<<<<

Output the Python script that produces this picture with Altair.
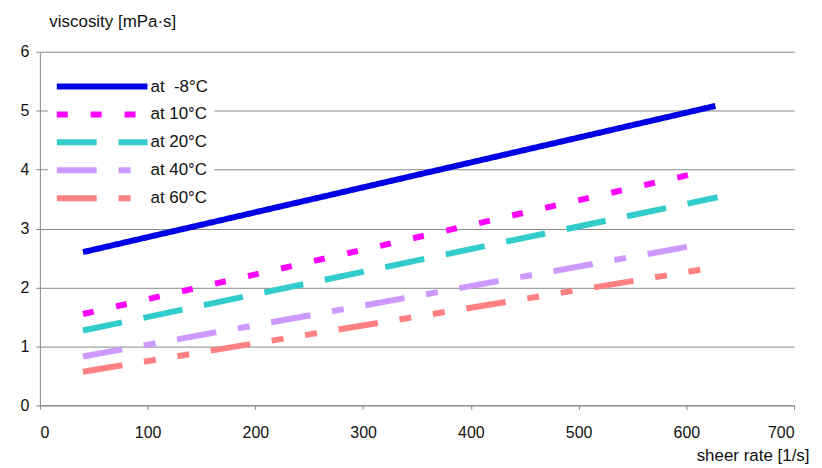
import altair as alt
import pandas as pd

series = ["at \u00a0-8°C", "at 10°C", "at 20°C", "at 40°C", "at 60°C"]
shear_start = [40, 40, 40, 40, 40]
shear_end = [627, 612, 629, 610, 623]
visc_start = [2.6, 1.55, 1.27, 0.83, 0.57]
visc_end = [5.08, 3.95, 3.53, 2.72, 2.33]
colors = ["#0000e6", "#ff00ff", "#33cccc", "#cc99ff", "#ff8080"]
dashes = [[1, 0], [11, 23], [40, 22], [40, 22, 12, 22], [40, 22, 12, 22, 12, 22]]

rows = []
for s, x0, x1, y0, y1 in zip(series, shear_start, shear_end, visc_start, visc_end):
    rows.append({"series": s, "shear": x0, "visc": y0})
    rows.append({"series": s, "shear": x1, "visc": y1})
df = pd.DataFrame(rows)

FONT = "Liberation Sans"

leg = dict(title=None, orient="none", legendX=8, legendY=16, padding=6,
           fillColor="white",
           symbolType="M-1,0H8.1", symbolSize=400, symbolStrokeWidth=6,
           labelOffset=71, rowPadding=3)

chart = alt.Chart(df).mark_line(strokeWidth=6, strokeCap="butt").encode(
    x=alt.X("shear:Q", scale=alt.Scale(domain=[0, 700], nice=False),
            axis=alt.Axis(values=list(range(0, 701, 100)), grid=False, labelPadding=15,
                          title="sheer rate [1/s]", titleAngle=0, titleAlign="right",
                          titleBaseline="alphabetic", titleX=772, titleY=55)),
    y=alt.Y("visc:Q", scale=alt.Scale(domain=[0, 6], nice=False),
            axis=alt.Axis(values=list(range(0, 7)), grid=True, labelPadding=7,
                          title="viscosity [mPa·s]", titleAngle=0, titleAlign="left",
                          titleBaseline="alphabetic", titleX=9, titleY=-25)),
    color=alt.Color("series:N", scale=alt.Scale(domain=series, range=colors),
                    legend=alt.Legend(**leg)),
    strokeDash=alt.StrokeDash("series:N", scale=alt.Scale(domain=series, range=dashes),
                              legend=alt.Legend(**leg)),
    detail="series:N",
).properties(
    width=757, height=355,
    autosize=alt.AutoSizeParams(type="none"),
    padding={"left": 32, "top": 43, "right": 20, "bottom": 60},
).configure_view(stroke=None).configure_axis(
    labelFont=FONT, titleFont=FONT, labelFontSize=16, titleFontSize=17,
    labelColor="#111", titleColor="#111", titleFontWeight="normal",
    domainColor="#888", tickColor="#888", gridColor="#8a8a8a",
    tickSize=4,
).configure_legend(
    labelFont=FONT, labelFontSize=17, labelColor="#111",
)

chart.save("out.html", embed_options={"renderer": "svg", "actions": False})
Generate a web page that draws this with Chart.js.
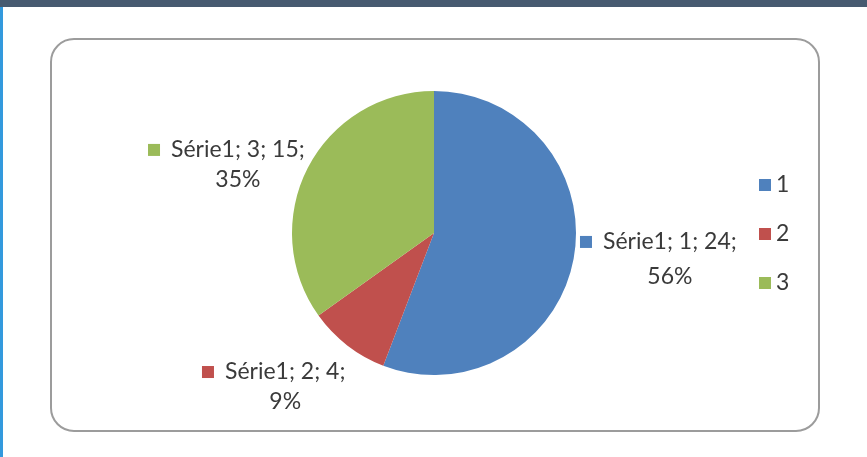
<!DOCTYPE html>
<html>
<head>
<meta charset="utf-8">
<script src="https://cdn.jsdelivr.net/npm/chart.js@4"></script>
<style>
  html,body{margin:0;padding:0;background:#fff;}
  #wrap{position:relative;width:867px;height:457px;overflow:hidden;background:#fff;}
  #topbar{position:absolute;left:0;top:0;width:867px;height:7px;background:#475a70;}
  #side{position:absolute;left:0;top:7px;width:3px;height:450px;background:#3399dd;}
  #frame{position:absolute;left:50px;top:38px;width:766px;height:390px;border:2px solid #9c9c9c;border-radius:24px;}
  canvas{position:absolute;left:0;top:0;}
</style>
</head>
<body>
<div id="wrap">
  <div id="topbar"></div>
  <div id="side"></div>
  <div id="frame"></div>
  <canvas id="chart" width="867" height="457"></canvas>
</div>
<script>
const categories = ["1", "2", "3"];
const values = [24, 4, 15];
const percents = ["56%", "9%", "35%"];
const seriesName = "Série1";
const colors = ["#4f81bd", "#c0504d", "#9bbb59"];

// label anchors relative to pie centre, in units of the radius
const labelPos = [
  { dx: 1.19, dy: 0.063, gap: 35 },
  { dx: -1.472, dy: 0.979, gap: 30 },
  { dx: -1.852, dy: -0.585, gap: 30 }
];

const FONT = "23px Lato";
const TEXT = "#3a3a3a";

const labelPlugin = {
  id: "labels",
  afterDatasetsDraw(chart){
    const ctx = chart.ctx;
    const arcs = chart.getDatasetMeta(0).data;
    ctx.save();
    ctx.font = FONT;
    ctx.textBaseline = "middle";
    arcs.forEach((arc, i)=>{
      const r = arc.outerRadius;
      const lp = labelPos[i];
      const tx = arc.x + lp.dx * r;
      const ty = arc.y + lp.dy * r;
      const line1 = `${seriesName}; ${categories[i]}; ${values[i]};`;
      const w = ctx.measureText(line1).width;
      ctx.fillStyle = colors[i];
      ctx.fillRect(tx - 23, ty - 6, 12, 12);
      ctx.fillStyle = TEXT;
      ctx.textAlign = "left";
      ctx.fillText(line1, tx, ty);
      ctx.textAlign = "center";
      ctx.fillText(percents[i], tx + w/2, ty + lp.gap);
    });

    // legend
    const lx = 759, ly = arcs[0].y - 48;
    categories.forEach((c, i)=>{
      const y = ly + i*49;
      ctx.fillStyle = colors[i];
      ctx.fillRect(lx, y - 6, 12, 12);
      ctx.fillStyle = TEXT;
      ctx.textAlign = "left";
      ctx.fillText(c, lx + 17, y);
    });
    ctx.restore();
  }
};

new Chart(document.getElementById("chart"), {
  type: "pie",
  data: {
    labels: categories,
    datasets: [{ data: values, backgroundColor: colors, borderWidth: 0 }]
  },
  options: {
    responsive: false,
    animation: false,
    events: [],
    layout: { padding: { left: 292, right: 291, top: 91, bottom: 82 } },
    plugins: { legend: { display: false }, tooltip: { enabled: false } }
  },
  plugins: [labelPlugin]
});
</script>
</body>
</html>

>>>>

- **WORK TO DO**
Write out nothing but the lines from the start of the data through the line with "labelOffset=71, rowPadding=3)". Leave out the pictures.

- **ANSWER**
Output the Python script that produces this picture with Altair.
import altair as alt
import pandas as pd

series = ["at \u00a0-8°C", "at 10°C", "at 20°C", "at 40°C", "at 60°C"]
shear_start = [40, 40, 40, 40, 40]
shear_end = [627, 612, 629, 610, 623]
visc_start = [2.6, 1.55, 1.27, 0.83, 0.57]
visc_end = [5.08, 3.95, 3.53, 2.72, 2.33]
colors = ["#0000e6", "#ff00ff", "#33cccc", "#cc99ff", "#ff8080"]
dashes = [[1, 0], [11, 23], [40, 22], [40, 22, 12, 22], [40, 22, 12, 22, 12, 22]]

rows = []
for s, x0, x1, y0, y1 in zip(series, shear_start, shear_end, visc_start, visc_end):
    rows.append({"series": s, "shear": x0, "visc": y0})
    rows.append({"series": s, "shear": x1, "visc": y1})
df = pd.DataFrame(rows)

FONT = "Liberation Sans"

leg = dict(title=None, orient="none", legendX=8, legendY=16, padding=6,
           fillColor="white",
           symbolType="M-1,0H8.1", symbolSize=400, symbolStrokeWidth=6,
           labelOffset=71, rowPadding=3)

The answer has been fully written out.